*Names have been changed to protect privacy.*

Ten years out of active addiction, I still get introduced as "a recovering addict" in certain rooms. I understand why. The word carries information. It explains context. But I've been watching what it costs — in job interviews, on housing applications, in first conversations with people I'd like to trust — and I think we need to talk about language.

I am a person in long-term recovery. I have been for a decade. In that time, I have maintained steady employment, completed a bachelor's degree at night, raised two children with my partner, and stayed involved in peer support work in my community. None of that changes when someone uses the word "addict" — the facts remain the same — but something shifts in how I'm seen.

I was passed over for a promotion I'd earned. The manager, who knew my history, said it wasn't performance-related. I believe him. I think he was trying to protect the department from "liability." The word had done its work before I'd had a chance to do mine.

Housing is harder. Landlords with broad background policies still find reasons. I've learned to answer certain questions carefully — not because I'm hiding anything, but because the word "addict," spoken or implied, has a closing effect on doors that should stay open.

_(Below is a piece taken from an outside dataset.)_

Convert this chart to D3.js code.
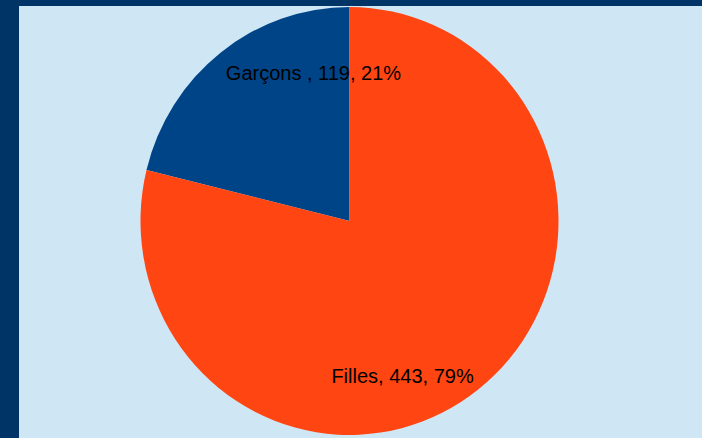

This isn't a complaint. I'm writing this because I want people earlier in recovery to know what they may encounter, and I want people who haven't lived this to understand that language isn't just about feelings. It's infrastructure. The way we talk about people who have lived with addiction determines what access they're allowed, what second chances are available, what futures are possible.

Person-first language — "person with a substance use disorder," "person in recovery" — isn't political correctness. It's accuracy. I existed before my addiction. I exist after it. I am not my history any more than someone with a chronic illness is their diagnosis.

Ten years out, I'm still reframing. Still having to explain, still having to hold the door open a little longer to make sure it doesn't close on me.

I'm writing this so that maybe, someday, the door opens a little easier for someone else.